ABSTRACT

Undoubtedly, the finite element method represents one of the most significant achievements in the field of computational methods in the last century. Historically, it has its roots in the analysis of weight-critical framed aerospace structures. These framed structures were treated as an assemblage of one-dimensional members, for which the exact solutions to the differential equations for each member were well known. These solutions were cast in the form of a matrix relationship between the forces and displacements at the ends of the member. Hence, the method was initially termed matrix analysis of structures. Later, it was extended to include the analysis of continuum structures.

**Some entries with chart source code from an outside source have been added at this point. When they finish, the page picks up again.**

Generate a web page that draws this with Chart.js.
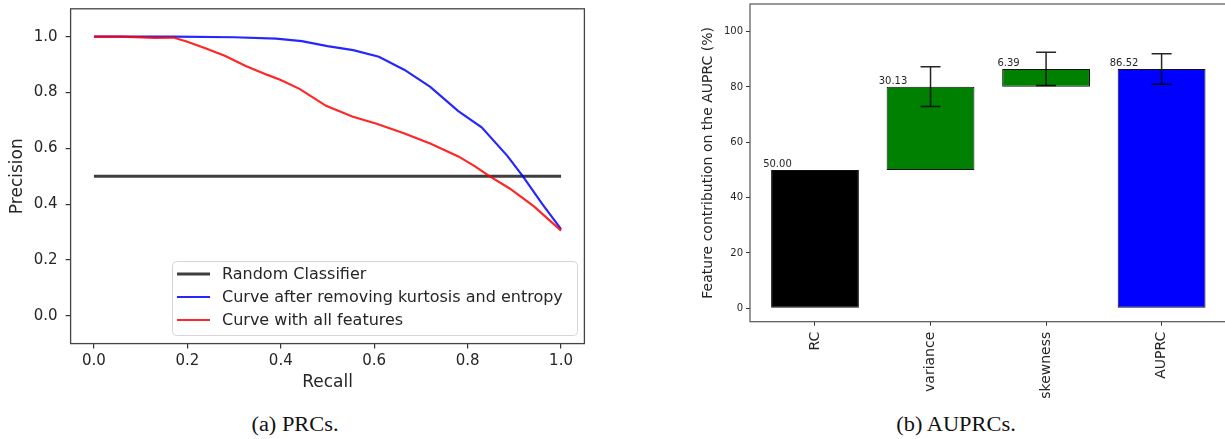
<!DOCTYPE html>
<html><head><meta charset="utf-8">
<script src="https://cdn.jsdelivr.net/npm/chart.js@4.4.1/dist/chart.umd.min.js"></script>
<style>
html,body{margin:0;padding:0;background:#fff;overflow:hidden;width:1225px;height:439px;}
#ca{position:absolute;left:0;top:0;}
#cb{position:absolute;left:690px;top:0;}
.cap{position:absolute;top:411px;width:220px;text-align:center;font-family:"Liberation Serif","Times New Roman",serif;font-size:20px;line-height:26px;color:#111;white-space:nowrap;transform:scaleX(1.12);}
</style></head><body>
<canvas id="ca" width="600" height="400"></canvas>
<canvas id="cb" width="545" height="400"></canvas>
<div class="cap" style="left:185px">(a) PRCs.</div>
<div class="cap" style="left:846px">(b) AUPRCs.</div>
<script>
// ---------- (a) PRC data ----------
const rcRecall = [0, 1];
const rcPrecision = [0.5, 0.5];
const blueRecall = [0, 0.17, 0.30, 0.39, 0.445, 0.50, 0.555, 0.61, 0.665, 0.72, 0.78, 0.83, 0.885, 0.918, 0.96, 1.0];
const bluePrecision = [1.0, 1.0, 0.998, 0.993, 0.984, 0.966, 0.952, 0.928, 0.881, 0.82, 0.733, 0.675, 0.573, 0.5, 0.4, 0.31];
const redRecall = [0, 0.06, 0.13, 0.17, 0.20, 0.24, 0.28, 0.325, 0.37, 0.40, 0.44, 0.497, 0.553, 0.605, 0.662, 0.72, 0.78, 0.815, 0.845, 0.89, 0.942, 1.0];
const redPrecision = [1.0, 1.0, 0.996, 0.997, 0.982, 0.958, 0.932, 0.895, 0.864, 0.845, 0.813, 0.752, 0.714, 0.688, 0.655, 0.617, 0.571, 0.536, 0.502, 0.456, 0.392, 0.305];
const seriesLabels = ['Random Classifier', 'Curve after removing kurtosis and entropy', 'Curve with all features'];
const prTicks = [0, 0.2, 0.4, 0.6, 0.8, 1.0];

// ---------- (b) AUPRC data ----------
const categories = ['RC', 'variance', 'skewness', 'AUPRC'];
const contributions = [50.00, 30.13, 6.39, 86.52];
const errors = [0, 7.2, 6.0, 5.5];
const barColors = ['#000000', '#008000', '#008000', '#0000ff'];
const aucTicks = [0, 20, 40, 60, 80, 100];

const FONT = 'DejaVu Sans';
const TXT = '#262626';

function pts(xs, ys){ return xs.map((x,i)=>({x:x, y:ys[i]})); }
function fixV(w){ return s => { s.width = w; s.paddingTop = 0; s.paddingBottom = 0; s.paddingLeft = 0; s.paddingRight = 0; }; }
function fixH(h){ return s => { s.height = h; s.paddingTop = 0; s.paddingBottom = 0; s.paddingLeft = 0; s.paddingRight = 0; }; }
function setTicks(vals){ return s => { s.ticks = vals.map(v => ({value: v})); }; }

const framePlugin = {
  id: 'frame',
  afterDatasetsDraw(chart, args, opts){
    const {ctx, chartArea: a} = chart;
    ctx.save();
    ctx.strokeStyle = opts.color || '#333';
    ctx.lineWidth = opts.width || 1;
    ctx.strokeRect(a.left, a.top, a.right - a.left, a.bottom - a.top);
    ctx.restore();
  }
};

const legendPlugin = {
  id: 'boxLegend',
  afterDraw(chart){
    const {ctx, chartArea: a} = chart;
    const w = 405, h = 74;
    const x0 = a.right - 7.4 - w, y0 = a.bottom - 8.6 - h;
    ctx.save();
    ctx.fillStyle = 'rgba(255,255,255,0.85)';
    ctx.strokeStyle = '#d6d6d6';
    ctx.lineWidth = 1;
    ctx.beginPath();
    ctx.roundRect(x0 + 0.5, y0 + 0.5, w, h, 4);
    ctx.fill(); ctx.stroke();
    ctx.font = '16px "' + FONT + '"';
    ctx.textBaseline = 'middle';
    chart.data.datasets.forEach((ds, i) => {
      const y = y0 + 13 + i * 23;
      ctx.strokeStyle = ds.borderColor;
      ctx.lineWidth = ds.borderWidth;
      ctx.beginPath(); ctx.moveTo(x0 + 5, y); ctx.lineTo(x0 + 38, y); ctx.stroke();
      ctx.fillStyle = TXT;
      ctx.fillText(ds.label, x0 + 50, y + 1);
    });
    ctx.restore();
  }
};

new Chart(document.getElementById('ca'), {
  type: 'line',
  data: {
    datasets: [
      {label: seriesLabels[0], data: pts(rcRecall, rcPrecision), borderColor: 'rgba(20,20,20,0.82)', borderWidth: 3, order: 2},
      {label: seriesLabels[1], data: pts(blueRecall, bluePrecision), borderColor: 'rgba(0,0,255,0.85)', borderWidth: 2.2, order: 1},
      {label: seriesLabels[2], data: pts(redRecall, redPrecision), borderColor: 'rgba(255,0,0,0.85)', borderWidth: 2.2, order: 0}
    ]
  },
  options: {
    responsive: false, animation: false, devicePixelRatio: 1,
    layout: {padding: {left: 0, top: 8.8, right: 15.6, bottom: 0}},
    elements: {point: {radius: 0}, line: {tension: 0, fill: false}},
    plugins: {legend: {display: false}, tooltip: {enabled: false}, frame: {color: '#444', width: 1.3}},
    scales: {
      x: {
        type: 'linear', min: -0.05, max: 1.05,
        afterBuildTicks: setTicks(prTicks), afterFit: fixH(56.4),
        ticks: {callback: v => Number(v).toFixed(1), font: {family: FONT, size: 15}, color: TXT, padding: 4, maxRotation: 0, autoSkip: false},
        grid: {drawOnChartArea: false, drawTicks: true, tickLength: 5, color: '#333', lineWidth: 1.2},
        border: {display: false},
        title: {display: true, text: 'Recall', font: {family: FONT, size: 17}, color: TXT, padding: {top: 0, bottom: 6.8}}
      },
      y: {
        type: 'linear', min: -0.1, max: 1.1,
        afterBuildTicks: setTicks(prTicks), afterFit: fixV(70.6),
        ticks: {callback: v => Number(v).toFixed(1), font: {family: FONT, size: 15}, color: TXT, padding: 8, autoSkip: false},
        grid: {drawOnChartArea: false, drawTicks: true, tickLength: 5, color: '#333', lineWidth: 1.2},
        border: {display: false},
        title: {display: true, text: 'Precision', font: {family: FONT, size: 17}, color: TXT, padding: {top: 7.8, bottom: 0}}
      }
    }
  },
  plugins: [framePlugin, legendPlugin]
});

// waterfall build
const bars = [];
let acc = 0;
for (let i = 0; i < contributions.length; i++) {
  if (i === contributions.length - 1) { bars.push({x: i, y: [0, contributions[i]]}); }
  else { bars.push({x: i, y: [acc, acc + contributions[i]]}); acc += contributions[i]; }
}

const errPlugin = {
  id: 'errs',
  afterDatasetsDraw(chart){
    const {ctx, scales: {x, y}} = chart;
    ctx.save();
    bars.forEach((b, i) => {
      const top = b.y[1];
      ctx.fillStyle = TXT;
      ctx.font = '10px "' + FONT + '"';
      ctx.textAlign = 'center';
      ctx.textBaseline = 'alphabetic';
      ctx.fillText(contributions[i].toFixed(2), x.getPixelForValue(i - 0.325), y.getPixelForValue(top + 1));
      if (!errors[i]) return;
      const px = x.getPixelForValue(i);
      const y1 = y.getPixelForValue(top + errors[i]);
      const y2 = y.getPixelForValue(top - errors[i]);
      ctx.strokeStyle = 'rgba(0,0,0,0.85)';
      ctx.lineWidth = 1.5;
      ctx.beginPath();
      ctx.moveTo(px, y1); ctx.lineTo(px, y2);
      ctx.moveTo(px - 10, y1); ctx.lineTo(px + 10, y1);
      ctx.moveTo(px - 10, y2); ctx.lineTo(px + 10, y2);
      ctx.stroke();
    });
    ctx.restore();
  }
};

new Chart(document.getElementById('cb'), {
  type: 'bar',
  data: {
    datasets: [{
      data: bars, backgroundColor: barColors, borderColor: '#111', borderWidth: 1, borderSkipped: false,
      barPercentage: 0.76, categoryPercentage: 1.0
    }]
  },
  options: {
    responsive: false, animation: false, devicePixelRatio: 1,
    layout: {padding: {left: 0, top: 4, right: 8.4, bottom: 0}},
    plugins: {legend: {display: false}, tooltip: {enabled: false}, frame: {color: '#555', width: 1.2}},
    scales: {
      x: {
        type: 'linear', min: -0.5625, max: 3.5625, offset: false,
        afterBuildTicks: setTicks([0, 1, 2, 3]), afterFit: fixH(78.3),
        ticks: {callback: v => categories[Math.round(v)], font: {family: FONT, size: 14}, color: TXT, padding: 6, minRotation: 90, maxRotation: 90, autoSkip: false},
        grid: {offset: false, drawOnChartArea: false, drawTicks: true, tickLength: 4, color: '#333', lineWidth: 1},
        border: {display: false}
      },
      y: {
        type: 'linear', min: -4.85, max: 110,
        afterBuildTicks: setTicks(aucTicks), afterFit: fixV(60),
        ticks: {callback: v => String(v), font: {family: FONT, size: 10}, color: TXT, padding: 3, autoSkip: false},
        grid: {offset: false, drawOnChartArea: false, drawTicks: true, tickLength: 4, color: '#333', lineWidth: 1},
        border: {display: false},
        title: {display: true, text: 'Feature contribution on the AUPRC (%)', font: {family: FONT, size: 14}, color: TXT, padding: {top: 9.6, bottom: 0}}
      }
    }
  },
  plugins: [framePlugin, errPlugin]
});
</script>
</body></html>
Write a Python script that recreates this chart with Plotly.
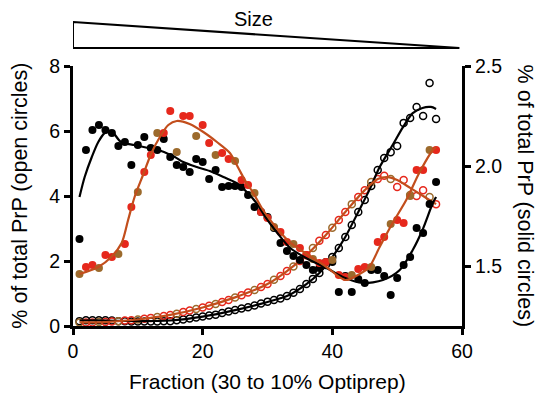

Since continuum structures have complex geometries, they had to be subdivided into simple components or “elements” interconnected at nodes. It was at this stage in the development of the method that the term “finite element” appeared. However, unlike framed structures, closed form solutions to the differential equations governing the behavior of continuum elements were not available. Energy principles such as the theorem of virtual work or the principle of minimum potential energy, which were well known, combined with a piece-wise polynomial interpolation of the unknown displacement, were used to establish the matrix relationship between the forces and the interpolated displacements at the nodes numerically. In the late 1960s, when the method was recognized as being equivalent to a minimization process, it was reformulated in the form of weighted residuals and variational calculus, and expanded to the simulation of nonstructural problems in fluids, thermomechanics, and electromagnetics. More recently, the method is extended to cover multiphysics applications where, for example, it is possible to study the effects of temperature on electromagnetic properties that might affect the performance of electric motors.